In previous posts (see here) I have been talking about a system that I have been working on that enables the publications area of my web site to be driven by a bibtex file. It all seems to work pretty well and maintaining my web site is now a lot easier than it used to be. Another advantage (and one not to be sniffed at) is the fact that my web site has a uniform presentation. I also hope that once I have the various functions that I plan to implement I will be able to do things like present my papers sorted by journal name (so that you can see how many papers I have published in a given journal) and also publish a list of my co-authors. All of this, and more, should be quite easy once the main foundations are in place.
As I progress with this project, and I try to extend the system, there are various challenges that I keep coming up against. One of these is parsing author names.
The system I am developing is based on the one developed by Andreas Classen. It actually does a fantastic job of parsing author names. You simply pass a string of authors from the bibtex file to a function called formatAuthors, and you are returned a string that presents the authors in a standard way. Indeed, this is the method I use on my current web site (see here, but bear in mind the method may have changed by the time you read this).
I have recently been trying to write my own parser, for a research idea that I have. It is not easy!
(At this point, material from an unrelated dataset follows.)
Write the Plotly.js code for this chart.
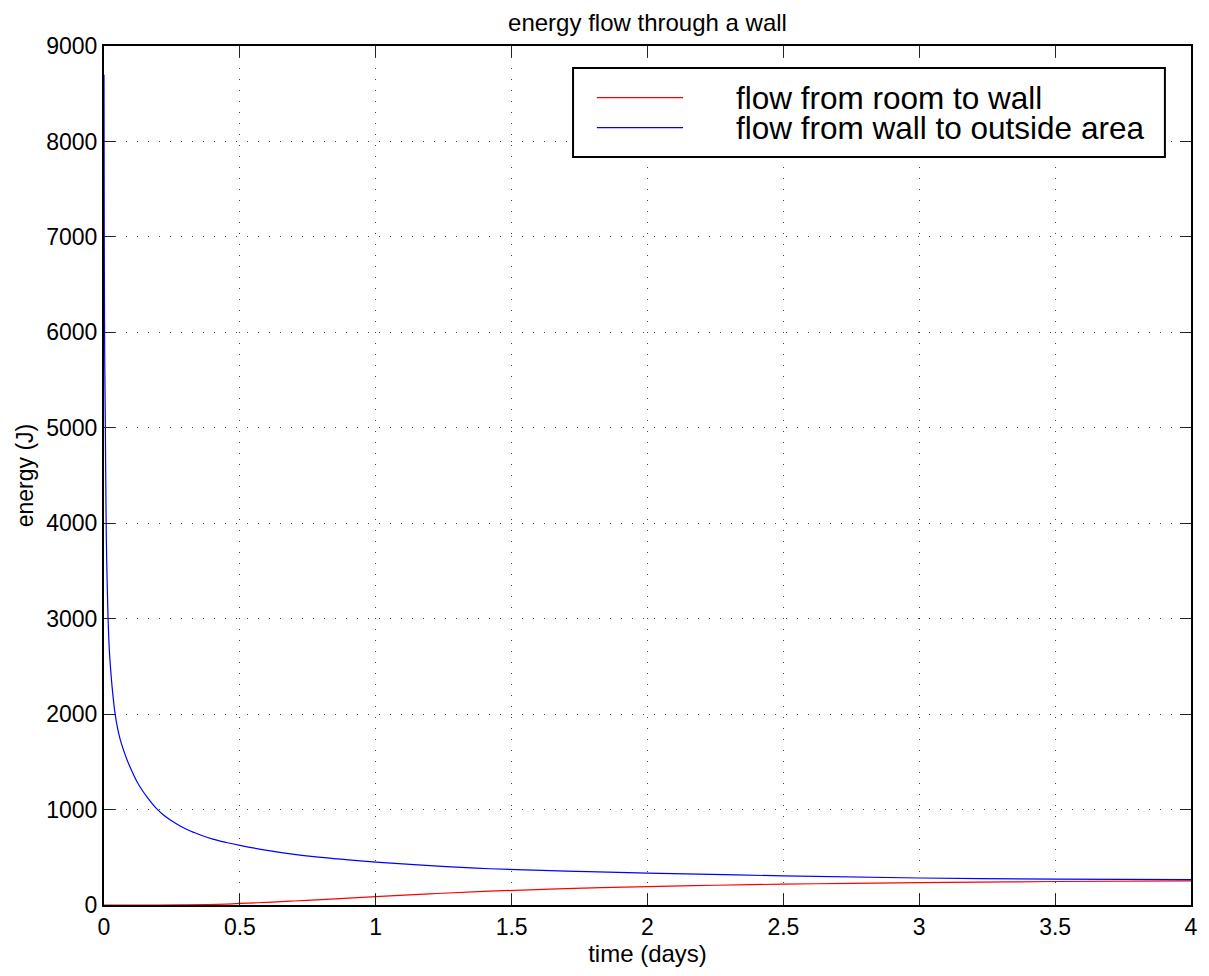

Just to give you a few examples of the issues that have to be addressed:
- In bibtex, you have various ways that you can specify names. Norman Walsh does a better job that I could in describing some of the ways that names can be provided to bibtex.
- The formatAuthors function provided by Andreas, as I said, does an excellent job but it is lacking in some ways. For example, it does not deal with people who have two family names, such as some people from Belgium and Holland who are often called “van xxxxx” or “de xxxxx”.
- When I was experimenting recently, I saw an author who was called “Billy James III”. The “III” causes problems, in the same way that the Belgium/Holland names do. There would be similar problems with people who have “jr” at the end of their name.
None of these problems are insurmountable. Indeed, the bibtex style files do a great job of handling all types of names. The challenge for me is to try and develop a parser that is able to deal with anything I throw at it, and which will deal with thousands of names, rather than the ones I can easily check from the bibtex file that comprises just my own publications.
Anything that I do, will be based on the formatAuthors function from Andreas but I think it needs a little tweaking just to try and deal with a few more cases.